A weak overall revenue and macroeconomic performance and the misalignment between federal financing and functional needs has been a material contributor to Pakistan's fiscal deficit and to the accumulation of public debt, said the lender in a statement. It said that the current NFC framework reduced federal resources without a commensurate adjustment in expenditure responsibilities, driving a structural federal fiscal deficit.

Bolormaa Amgaabazar, Country Director of World Bank, said that some adjustments can be made in the NFC formula without politicising it. The biggest disappointment is that the first phase of devolution did not achieve the intended objective of improving social services, she said.

The report noted that while provinces have increased spending on basic services since the 18th Constitutional Amendment, the largest single increase has been made in administrative expenses. Around 80% of consolidated provincial expenditure continues to be absorbed by recurrent costs, with the largest share of incremental spending absorbed by general public services and administrative costs rather than education or health, it added.

Current expenditures absorbed approximately 82% of the incremental resources transferred to provinces over FY09-23. This growth was driven primarily by increased spending on salaries and pensions as provincial bureaucracies expanded. During FY09-23, real provincial spending on salaries and pensions increased by 250% and 330%, respectively, it added.
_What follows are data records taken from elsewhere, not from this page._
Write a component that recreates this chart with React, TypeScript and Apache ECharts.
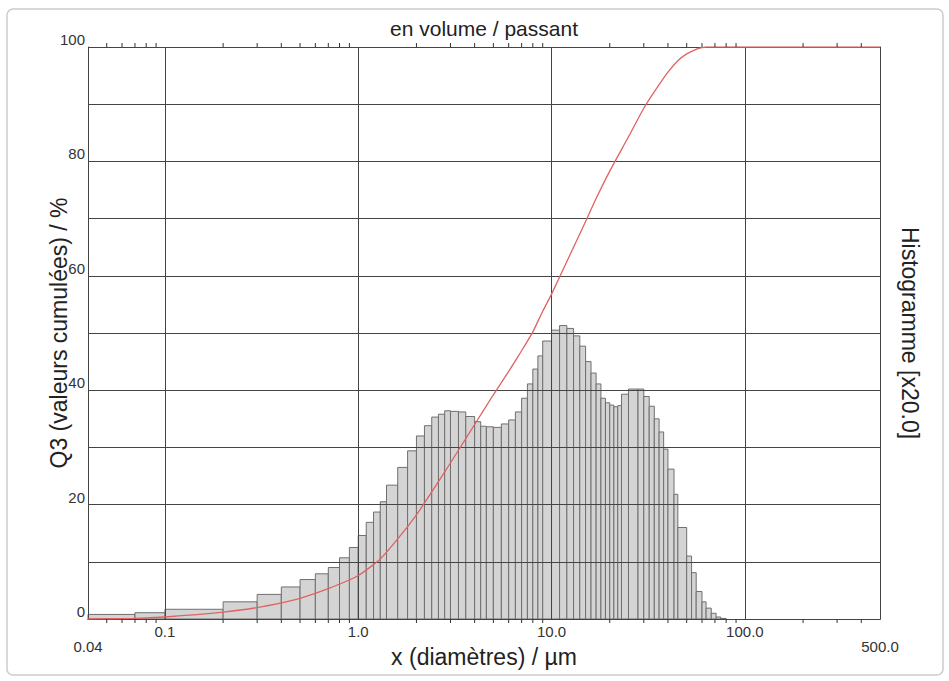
import React, { useEffect, useRef } from "react";
import * as echarts from "echarts";

// Histogram class edges (µm) and bar heights (histogram scaled x20, read on left axis)
const binEdges = [
  0.04, 0.07, 0.1, 0.2, 0.3, 0.4, 0.5, 0.6, 0.7, 0.8, 0.9, 1.0, 1.1, 1.2, 1.3, 1.4,
  1.6, 1.8, 2.0, 2.2, 2.4, 2.6, 2.8, 3.0, 3.3, 3.6, 4.0, 4.3, 4.6, 5.0, 5.5, 6.0,
  6.5, 7.0, 7.5, 8.0, 8.5, 9.0, 10, 11, 12, 13, 14, 15, 16, 17, 18, 19, 20, 21, 22,
  23, 25, 28, 30, 32, 34, 36, 38, 40, 43, 45, 50, 53, 56, 60, 63, 67, 71, 75, 80,
];
const binHeights = [
  0.8, 1.1, 1.7, 3.0, 4.3, 5.6, 6.9, 7.9, 9.0, 10.7, 12.5, 14.6, 16.9, 18.7, 20.5,
  23.4, 26.5, 29.4, 32.0, 33.8, 35.3, 35.8, 36.4, 36.3, 36.2, 35.4, 34.5, 33.7, 33.6,
  33.5, 34.1, 34.8, 36.2, 38.6, 41.1, 43.7, 46.0, 48.6, 50.5, 51.3, 50.8, 49.5, 47.7,
  45.0, 43.0, 41.1, 38.6, 37.8, 37.4, 37.1, 37.3, 39.3, 40.2, 40.2, 38.9, 37.2, 35.0,
  32.7, 29.7, 26.2, 21.8, 16.0, 11.0, 8.1, 4.8, 3.0, 1.9, 1.0, 0.35, 0.1,
];

// Cumulative passing curve Q3 (%)
const cumDiameters = [
  0.04, 0.07, 0.1, 0.2, 0.3, 0.4, 0.5, 0.7, 1.0, 1.3, 1.6, 2.0, 2.6, 3.3, 4.0, 5.0,
  6.0, 7.0, 8.0, 9.0, 10, 12, 15, 17, 20, 25, 30, 35, 40, 45, 50, 56, 60, 63, 80, 500,
];
const cumValues = [
  0, 0.1, 0.35, 1.2, 2.0, 2.8, 3.6, 5.3, 7.6, 10.5, 14.0, 18.2, 24.0, 29.5, 34.0, 39.2,
  43.3, 46.9, 50.2, 53.8, 56.8, 62.5, 69.5, 73.5, 78.3, 84.3, 89.3, 92.8, 95.6, 97.6,
  98.8, 99.6, 99.9, 100, 100, 100,
];

// Minor (log) tick values on top and bottom frame
const minorTicks = [
  0.05, 0.06, 0.07, 0.08, 0.09,
  0.2, 0.3, 0.4, 0.5, 0.6, 0.7, 0.8, 0.9,
  2, 3, 4, 5, 6, 7, 8, 9,
  20, 30, 40, 50, 60, 70, 80, 90,
  200, 300, 400,
];

const FONT = "Liberation Sans, Arial, Helvetica, sans-serif";
const LINE = "#444";

export default function App() {
  const ref = useRef<HTMLDivElement>(null);

  useEffect(() => {
    if (!ref.current) return;
    const chart = echarts.init(ref.current, undefined, { renderer: "svg" });

    const barData = binHeights.map((h, i) => [binEdges[i], binEdges[i + 1], h]);
    const tickData = minorTicks.map((v) => [v, 0]);
    const cumData = cumDiameters.map((d, i) => [d, cumValues[i]]);

    const xFormatter = (v: number) => {
      if (v < 0.05) return "\n0.04";
      if (v > 300) return "\n500.0";
      if (v < 0.5) return "0.1";
      return (Math.round(v * 10) / 10).toFixed(1);
    };

    chart.setOption({
      animation: false,
      textStyle: { fontFamily: FONT },
      graphic: [
        {
          type: "rect",
          shape: { x: 7, y: 9, width: 936, height: 666, r: 6 },
          style: { fill: "none", stroke: "#cccccc", lineWidth: 1.5 },
          silent: true,
        },
      ],
      grid: { left: 88, top: 47, width: 792, height: 572, containLabel: false },
      xAxis: [
        {
          type: "log",
          logBase: 10,
          min: 0.04,
          max: 500,
          position: "bottom",
          z: 3,
          axisLine: { show: true, lineStyle: { color: LINE, width: 1 } },
          axisTick: { show: false },
          splitLine: { show: true, lineStyle: { color: LINE, width: 1 } },
          minorTick: { show: false },
          axisLabel: {
            show: true,
            formatter: xFormatter,
            color: "#333",
            fontSize: 15,
            lineHeight: 15,
            margin: 5,
            showMinLabel: true,
            showMaxLabel: true,
            interval: 0,
          },
          name: "x (diamètres) / µm",
          nameLocation: "middle",
          nameGap: 26,
          nameMoveOverlap: false,
          nameTextStyle: { fontSize: 23, color: "#222" },
        },
        {
          type: "log",
          logBase: 10,
          min: 0.04,
          max: 500,
          position: "top",
          z: 3,
          axisLine: { show: true, lineStyle: { color: LINE, width: 1 } },
          axisTick: { show: false },
          splitLine: { show: false },
          axisLabel: { show: false },
          name: "en volume / passant",
          nameLocation: "middle",
          nameGap: 8,
          nameMoveOverlap: false,
          nameTextStyle: { fontSize: 21, color: "#222" },
        },
      ],
      yAxis: [
        {
          type: "value",
          min: 0,
          max: 100,
          interval: 10,
          position: "left",
          z: 3,
          axisLine: { show: true, lineStyle: { color: LINE, width: 1 } },
          axisTick: { show: false },
          splitLine: { show: true, lineStyle: { color: LINE, width: 1 } },
          axisLabel: {
            formatter: (v: number) => (v % 20 === 0 ? String(v) : ""),
            color: "#333",
            fontSize: 15,
            margin: 3,
            verticalAlign: "bottom",
          },
          name: "Q3 (valeurs cumulées) / %",
          nameLocation: "middle",
          nameRotate: 90,
          nameGap: 18,
          nameMoveOverlap: false,
          nameTextStyle: { fontSize: 23, color: "#222" },
        },
        {
          type: "value",
          min: 0,
          max: 100,
          interval: 10,
          position: "right",
          z: 3,
          axisLine: { show: true, lineStyle: { color: LINE, width: 1 } },
          axisTick: { show: false },
          splitLine: { show: false },
          axisLabel: { show: false },
          name: "Histogramme [x20.0]",
          nameLocation: "middle",
          nameRotate: -90,
          nameGap: 18,
          nameMoveOverlap: false,
          nameTextStyle: { fontSize: 23, color: "#222" },
        },
      ],
      series: [
        {
          type: "custom",
          name: "Histogramme",
          xAxisIndex: 0,
          yAxisIndex: 0,
          z: 2,
          encode: { x: [0, 1], y: 2 },
          data: barData,
          renderItem: (params: any, api: any) => {
            const p0 = api.coord([api.value(0), api.value(2)]);
            const p1 = api.coord([api.value(1), 0]);
            return {
              type: "rect",
              shape: { x: p0[0], y: p0[1], width: p1[0] - p0[0], height: p1[1] - p0[1] },
              style: { fill: "#d4d4d4", stroke: "#6f6f6f", lineWidth: 1 },
            };
          },
        },
        {
          type: "line",
          name: "Q3",
          xAxisIndex: 0,
          yAxisIndex: 0,
          z: 4,
          data: cumData,
          showSymbol: false,
          smooth: 0.2,
          lineStyle: { color: "#e06262", width: 1.3 },
        },
        {
          type: "custom",
          name: "ticks",
          xAxisIndex: 0,
          yAxisIndex: 0,
          z: 5,
          clip: false,
          encode: { x: 0, y: 1 },
          data: tickData,
          renderItem: (params: any, api: any) => {
            const v = api.value(0);
            const top = api.coord([v, 100]);
            const bot = api.coord([v, 0]);
            const st = { stroke: "#333", lineWidth: 1 };
            return {
              type: "group",
              children: [
                { type: "line", shape: { x1: top[0], y1: top[1], x2: top[0], y2: top[1] - 4 }, style: st },
                { type: "line", shape: { x1: bot[0], y1: bot[1], x2: bot[0], y2: bot[1] + 4 }, style: st },
              ],
            };
          },
        },
      ],
    });

    return () => chart.dispose();
  }, []);

  return (
    <div
      ref={ref}
      style={{ position: "absolute", left: 0, top: 0, width: 949, height: 681, background: "#fff" }}
    />
  );
}
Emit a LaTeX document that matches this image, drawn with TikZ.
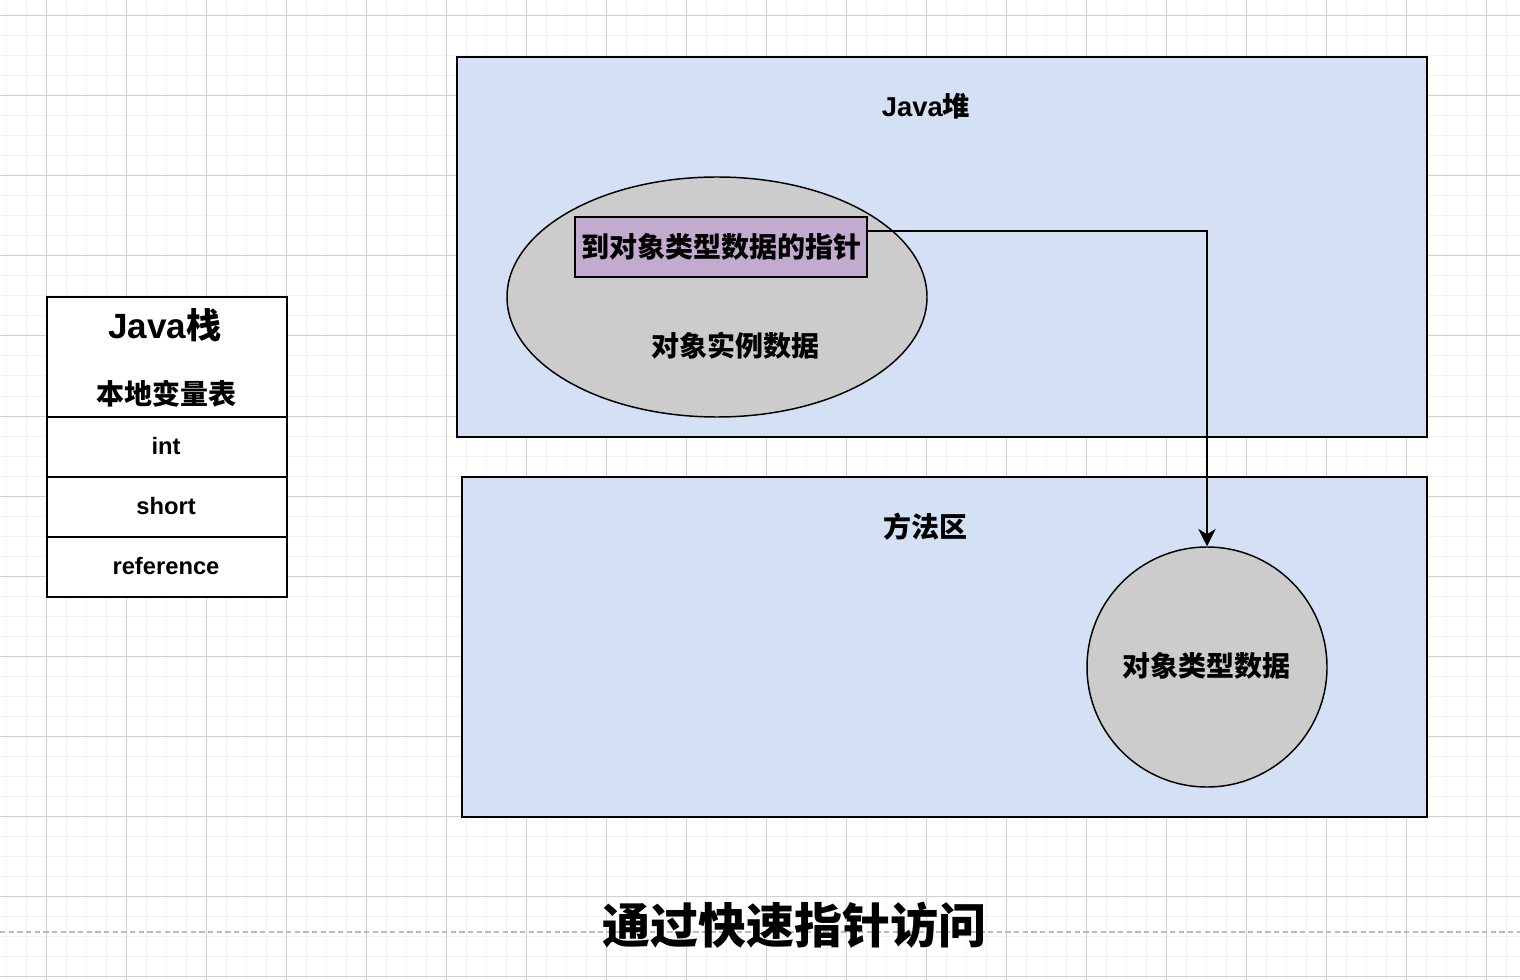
\documentclass[tikz,border=0pt]{standalone}
\usepackage{fontspec}
\setmainfont{Liberation Sans}
\newfontfamily\cjk{Noto Sans CJK SC}
\usetikzlibrary{shapes.geometric,arrows.meta}
\definecolor{gridminor}{HTML}{F2F2F2}
\definecolor{gridmajor}{HTML}{D0D0D0}
\definecolor{areablue}{HTML}{D4E1F5}
\definecolor{objgray}{HTML}{CCCCCC}
\definecolor{ptrpurple}{HTML}{C3ABD0}
\tikzset{
  area/.style={draw=black, line width=1.5pt, fill=areablue, rectangle, inner sep=0pt},
  cell/.style={draw=black, line width=1.5pt, fill=white, rectangle, inner sep=0pt, minimum width=180pt},
  obj/.style={draw=black, line width=1.1pt, fill=objgray, inner sep=0pt},
  ptrbox/.style={draw=black, line width=1.5pt, fill=ptrpurple, rectangle, inner sep=0pt, minimum width=219pt, minimum height=45pt},
  lbl/.style={font=\bfseries\fontsize{20.5}{24}\selectfont, inner sep=0pt},
  cjklbl/.style={font=\cjk\bfseries\fontsize{21}{24}\selectfont, inner sep=0pt},
  cellt/.style={font=\bfseries\fontsize{17.8}{21}\selectfont, inner sep=0pt},
  link/.style={draw=black, line width=1.3pt, -{Stealth[length=13pt, width=13pt, inset=4pt]}}
}
\begin{document}
\begin{tikzpicture}[x=0.75pt, y=-0.75pt]
\useasboundingbox (0,0) rectangle (1520,980);
\fill[white] (0,0) rectangle (1520,980);
% grid
\foreach \gx in {6,26,...,1520} \draw[gridminor, line width=0.75pt] (\gx,0) -- (\gx,980);
\foreach \gy in {16,36,...,980} \draw[gridminor, line width=0.75pt] (0,\gy) -- (1520,\gy);
\foreach \gx in {46,126,...,1520} \draw[gridmajor, line width=0.75pt] (\gx,0) -- (\gx,980);
\foreach \gy in {16,96,...,980} \draw[gridmajor, line width=0.75pt] (0,\gy) -- (1520,\gy);
% page break line
\draw[gridmajor!90!black, line width=0.9pt, dash pattern=on 4pt off 2.5pt] (0,932) -- (1520,932);

% Java stack
\node[cell, minimum height=90pt] (hdr) at (167,357) {};
\node[cell, minimum height=45pt] (rint) at (167,447) {};
\node[cell, minimum height=45pt] (rshort) at (167,507) {};
\node[cell, minimum height=45pt] (rref) at (167,567) {};
\node[font=\bfseries\fontsize{26.3}{30}\selectfont, inner sep=0pt] (stackt) at (165,325) {Java{\cjk 栈}};
\node[cjklbl] (lvt) at (166,394) {本地变量表};
\node[cellt] (tint) at (166,446) {int};
\node[cellt] (tshort) at (166,506) {short};
\node[cellt] (tref) at (166,566) {reference};

% Java heap
\node[area, minimum width=727.5pt, minimum height=285pt] (heap) at (942,247) {};
\node[lbl] (heapt) at (926,106) {Java{\cjk 堆}};
\node[obj, ellipse, minimum width=315pt, minimum height=180pt] (inst) at (717,297) {};
\node[cjklbl] (instt) at (735,346) {对象实例数据};
\node[ptrbox, font=\cjk\bfseries\fontsize{21}{24}\selectfont] (ptr) at (721,247) {到对象类型数据的指针};

% Method area
\node[area, minimum width=723.75pt, minimum height=255pt] (method) at (944.5,647) {};
\node[cjklbl] (methodt) at (925,527) {方法区};
\node[obj, circle, minimum size=180pt] (typ) at (1207,667) {};
\node[cjklbl] (typt) at (1206,666) {对象类型数据};

% connector
\coordinate (ptrout) at ([yshift=-11.25pt]ptr.north east);
\draw[link] (ptrout) -| (typ.north);

% title
\node[font=\cjk\bfseries\fontsize{36}{40}\selectfont, inner sep=0pt] (title) at (794,925) {通过快速指针访问};
\end{tikzpicture}
\end{document}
Additional salary expenditure on education and health accounted for 36% and 18% of the incremental wage bill during this period, respectively, beyond these sectors.

The World Bank recommended that a transparent fiscal gap approach – replacing the current complex multi-factor formula – would allocate divisible pool resources based on standardised assessments of expenditure needs versus own-source revenue capacity, eliminating disincentives to revenue effort and avoiding penalties on provinces for fiscal efficiency.

This equalisation framework could be complemented by conditional transfers tied to measurable service delivery outcomes in devolved sectors such as education and health, with disbursements verified by an independent third party and supported by strengthened federal and provincial statistical systems, said Tobias Haque.